Sunday, July 7, 2019

Nokia privateer Conversant keeps on losing: UK court declares patent invalid due to added matter

Conversant, a privateer asserting former Nokia patents against different industry players (though Nokia denies any economic interest or revenue share in Conversant), has suffered some significant setbacks lately in France (against LG) and the United States (against Apple). On Thursday (Independence Day), it also lost a UK case (this post continues below the document):

19-07-04 Conversant v Huawe... by on Scribd

Justice Richard Arnold of the England & Wales High Court (EWHC)--see this post on a panel speech he gave in Munich a few months ago--has ruled that EP1797659 on a "slow Mac-E for autonomous transmission in High Speed Uplink Packet Access (HSUPA) along with service[-]specific transmission time control" is invalid due to added matter. HSUPA is a 3G protocol. Huawei's primary invalidity contention was that the claims of the '659 patent were amended pre-grant so as to read onto a particular technology in HSUPA called Uplink DRX (DRX = discontinuous reception) by adding matter into the claim beyond the content of the application as filed. Under Art. 123(2) of the European Patent Convention, such additions are not allowed, and patent claims containing such added matter are invalid.

According to the judgment, Huawei "dispute[d] essentiality, and hence infringement, and counterclaim[ed] for revocation on the grounds of added matter, obviousness and insufficiency." With the added-matter allegation having been found to be meritorious, it's game over for this Conversant patent in this UK court.

In an attempt to piggyback on that terrible Unwired Planet precedent (which Justice Birss, not the far more balanced Justice Arnold, is responsible for), which the Supreme Court of the UK agreed to hear, Conversant is seeking a global FRAND rate determination against Huawei in the UK. But apart from whether the related appeal (which Justice Arnold was well aware of, but which did not prevent him from holding a purely technical trial last month anyway) will succeed (I hope and believe it will), Conversant needs to prevail on the merits of at least one patent claim in order to have a basis for claiming anything, be the regional scope global, multinational, national, regional, or local.

So where does Conversant's overall patent assertion campaign against Huawei stand?

It all stated in July 2017. The original claim form alleged that Huawei was infringing four Conversant patents:

  • EP1031192 on "packet radio telephone services";

  • EP0978210 on "connecting a multimode terminal to the network in a mobile communication system";

  • EP'659, which the judgment shown and discussed above has disposed of; and

  • EP1878177 on a "fixed HS-DSCH or E-DCH allocation for VoIP (or HS-DSCH without HS-SCCH/E-DCH without E-DPCCH)".

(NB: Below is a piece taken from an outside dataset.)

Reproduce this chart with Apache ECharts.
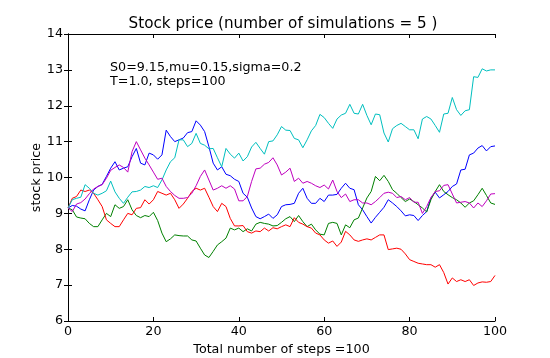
<!DOCTYPE html>
<html>
<head>
<meta charset="utf-8">
<script src="https://cdn.jsdelivr.net/npm/echarts@6/dist/echarts.min.js"></script>
<style>
html,body{margin:0;padding:0;background:#fff;}
#chart{width:550px;height:358px;}
</style>
</head>
<body>
<div id="chart"></div>
<script>
const titleText = "Stock price (number of simulations = 5 )";
const xAxisName = "Total number of steps =100";
const yAxisName = "stock price";
const noteLines = ["S0=9.15,mu=0.15,sigma=0.2", "T=1.0, steps=100"];
const xTicks = [0, 20, 40, 60, 80, 100];
const yTicks = [6, 7, 8, 9, 10, 11, 12, 13, 14];

const blue = [9.15,9.22,9.2,9.12,9.07,9.38,9.65,9.75,9.81,10.03,10.26,10.44,10.21,10.26,10.3,10.58,10.81,10.4,10.35,10.68,
10.63,10.51,10.63,11.32,11.14,11.0,11.05,11.1,11.25,11.28,11.58,11.46,11.28,10.86,10.4,10.21,10.3,10.09,10.05,9.95,
9.89,9.56,9.45,9.15,8.91,8.85,8.91,8.98,8.86,8.96,9.19,9.24,9.25,9.28,9.56,9.7,9.42,9.28,9.28,9.42,
9.33,9.51,9.51,9.53,9.7,9.84,9.7,9.66,9.24,9.1,8.91,8.73,8.89,9.03,9.17,9.38,9.29,9.19,9.07,8.93,
8.96,8.94,8.8,8.94,9.05,9.43,9.59,9.43,9.52,9.61,9.75,9.82,10.21,10.23,10.63,10.68,10.82,10.89,10.74,10.86,10.88];

const green = [9.15,9.1,8.9,8.87,8.85,8.72,8.63,8.63,8.82,9.0,8.91,9.24,9.14,9.19,9.38,9.1,8.94,8.88,8.94,8.91,
9.03,8.8,8.45,8.21,8.29,8.4,8.38,8.37,8.37,8.26,8.23,8.03,7.84,7.77,7.94,8.12,8.21,8.31,8.59,8.54,
8.59,8.49,8.57,8.51,8.7,8.75,8.72,8.7,8.65,8.66,8.75,8.85,8.91,8.77,8.94,8.77,8.63,8.7,8.54,8.42,
8.4,8.72,8.75,8.72,8.4,8.68,8.6,8.82,8.87,9.15,9.43,9.61,10.03,9.91,10.06,9.89,9.66,9.56,9.44,9.33,
9.4,9.33,9.24,9.15,9.04,9.38,9.61,9.8,9.61,9.52,9.44,9.38,9.29,9.17,9.29,9.35,9.52,9.7,9.5,9.29,9.25];

const red = [9.15,9.42,9.47,9.65,9.61,9.65,9.56,9.38,9.19,8.82,8.72,8.63,8.63,8.82,9.0,8.96,9.14,9.16,9.38,9.26,
9.38,9.61,9.56,9.51,9.56,9.38,9.14,9.26,9.42,9.61,9.7,9.65,9.7,9.45,9.19,9.05,9.28,9.19,8.86,8.65,
8.65,8.66,8.49,8.45,8.51,8.49,8.59,8.51,8.6,8.57,8.63,8.68,8.63,8.88,8.75,8.7,8.63,8.59,8.45,8.4,
8.26,8.17,8.23,8.08,8.2,8.5,8.4,8.26,8.22,8.26,8.29,8.26,8.33,8.4,8.4,7.99,8.01,8.03,8.0,7.87,
7.71,7.66,7.61,7.59,7.57,7.57,7.5,7.57,7.35,7.03,7.2,7.1,7.15,7.1,7.15,6.99,7.06,7.09,7.08,7.1,7.27];

const cyan = [9.15,9.38,9.42,9.45,9.8,9.7,9.56,9.51,9.56,9.63,9.9,9.6,9.42,9.28,9.45,9.6,9.61,9.65,9.75,9.72,
9.77,9.72,9.93,10.21,10.44,10.55,11.05,11.05,10.86,10.95,11.23,10.95,10.9,10.8,10.81,10.55,10.3,10.81,10.65,10.54,
10.68,10.46,10.58,10.85,10.98,10.81,10.65,11.0,11.02,11.19,11.42,11.32,11.31,11.09,11.05,10.83,11.05,11.3,11.45,11.76,
11.67,11.51,11.37,11.63,11.74,11.79,12.04,11.79,11.77,12.04,11.73,11.47,11.77,11.75,11.24,10.99,11.36,11.45,11.51,11.42,
11.33,11.33,11.08,11.63,11.7,11.63,11.45,11.26,11.77,11.79,12.23,11.89,11.73,11.86,11.89,12.81,12.79,13.03,12.97,13.0,13.0];

const magenta = [9.15,9.05,9.26,9.3,9.4,9.55,9.68,9.75,9.8,9.98,10.2,10.28,10.35,10.28,10.15,10.72,11.0,10.77,10.54,10.35,
10.15,9.95,9.98,9.75,9.61,9.5,9.42,9.42,9.44,9.56,9.77,10.03,10.21,9.93,9.65,9.7,9.77,9.7,9.77,9.68,
9.35,9.35,9.47,9.89,10.24,10.26,10.37,10.42,10.55,10.35,10.07,10.15,10.26,9.89,9.98,9.84,9.89,9.84,9.77,9.72,
9.79,9.68,9.93,9.61,9.44,9.54,9.33,9.38,9.38,9.29,9.29,9.24,9.33,9.44,9.56,9.59,9.56,9.44,9.47,9.38,
9.44,9.31,9.31,9.0,9.19,9.44,9.61,9.63,9.78,9.8,9.54,9.29,9.31,9.33,9.29,9.15,9.29,9.19,9.35,9.54,9.55];

const seriesList = [
  {name: "sim1", values: blue, color: "#0000ff"},
  {name: "sim2", values: green, color: "#008000"},
  {name: "sim3", values: red, color: "#ff0000"},
  {name: "sim4", values: cyan, color: "#00bfbf"},
  {name: "sim5", values: magenta, color: "#bf00bf"}
];

const FONT = "DejaVu Sans";
const chart = echarts.init(document.getElementById('chart'), null, {renderer: 'canvas'});

const tickStyle = {show: true, inside: true, length: 4, lineStyle: {color: '#000', width: 1}};
const lineStyle = {show: true, lineStyle: {color: '#000', width: 1}};

function xAx(pos, showLabel) {
  return {
    type: 'value', position: pos, min: xTicks[0], max: xTicks[xTicks.length-1], interval: xTicks[1] - xTicks[0],
    axisLine: lineStyle, axisTick: tickStyle, splitLine: {show: false},
    axisLabel: {show: showLabel, color: '#000', fontFamily: FONT, fontSize: 12.7, margin: 4}
  };
}
function yAx(pos, showLabel) {
  return {
    type: 'value', position: pos, min: yTicks[0], max: yTicks[yTicks.length-1], interval: yTicks[1] - yTicks[0],
    axisLine: lineStyle, axisTick: tickStyle, splitLine: {show: false},
    axisLabel: {show: showLabel, color: '#000', fontFamily: FONT, fontSize: 12.7, margin: 5}
  };
}

chart.setOption({
  animation: false,
  backgroundColor: '#fff',
  grid: {left: 68, right: 55, top: 34, bottom: 37, containLabel: false},
  xAxis: [xAx('bottom', true), xAx('top', false)],
  yAxis: [yAx('left', true), yAx('right', false)],
  series: seriesList.map(s => ({
    name: s.name, type: 'line', showSymbol: false, symbol: 'none',
    data: s.values.map((v, i) => [i, v]),
    lineStyle: {color: s.color, width: 1},
    itemStyle: {color: s.color},
    xAxisIndex: 0, yAxisIndex: 0
  })),
  graphic: [
    {type: 'text', x: 283, y: 24.5, style: {text: titleText, font: '15.2px "DejaVu Sans"', fill: '#000', align: 'center', verticalAlign: 'middle'}, z: 10},
    {type: 'text', x: 110, y: 61, style: {text: noteLines.join('\n'), font: '12.7px "DejaVu Sans"', lineHeight: 14, fill: '#000'}, z: 10},
    {type: 'text', x: 281.5, y: 350, style: {text: xAxisName, font: '12.7px "DejaVu Sans"', fill: '#000', align: 'center', verticalAlign: 'middle'}, z: 10},
    {type: 'text', x: 37, y: 177.5, rotation: Math.PI/2, style: {text: yAxisName, font: '12.7px "DejaVu Sans"', fill: '#000', align: 'center', verticalAlign: 'middle'}, z: 10}
  ]
});
</script>
</body>
</html>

The first decision had to be made on Huawei and ZTE's jurisdiction challenge. Justice Henry Carr heard that challenge in early 2018. He held that there was no irreparable harm that Huawei and ZTE would suffer from the denial of a stay, however, provided that Conversant would be precluded, by way of a stipulation, from later claiming that Huawei and ZTE submitted to UK jurisdiction by continuing on the technical side. Conversant agreed, so the case continued.

In April 2018, EP'210 expired, and EP'192 had only six months left. Against that background, Justice Carr scheduled two technical trials: a "Trial A" for EP'177, and a "Trial B," further to which the judgment by Justice Arnold that is shown and discussed above came down.

Back then, Justice Carr already had a certain premonition. He stated that in the event of Conversant losing both of those trials (A and B) over allegedly standard-essential patents that had not yet expired, "then it [would be] very unlikely that a FRAND hearing [would] proceed."

With Conversant having lost Trial B (over EP'659), its fate now depends on Trial A. In fact, Conversant even agreed to delay entry of partial judgment, which means it can't immediately appeal the added-matter ruling.

Trial A was originally going to be about just one patent--EP'177--but Conversant amended that one further and injected two divisionals (EP3267722 and EP3197206) into the Trial A proceedings. In order to do so, Conversant had to bring the UK equivalent of a U.S. motion for leave to amend a complaint, which Justice Birss (who held a case management conference) granted.

An interesting detail regarding the three Trial A patents is that Conversant claims EP'177 and EP'722 are essential to LTE, while EP'206 is allegedly essential to UMTS. Originally, Conversant's UMTS patent in this dispute was EP'659, but that's the one that was just held invalid due to added matter.

Conversant is running out of ammo. Time is not on its side either. How come it doesn't fare better with those former Nokia patents? Maybe Conversant's management and investors simply lacked the knowledge they'd have needed to understand what they were buying. But it's also possible that Nokia itself overrated the relevant portfolio.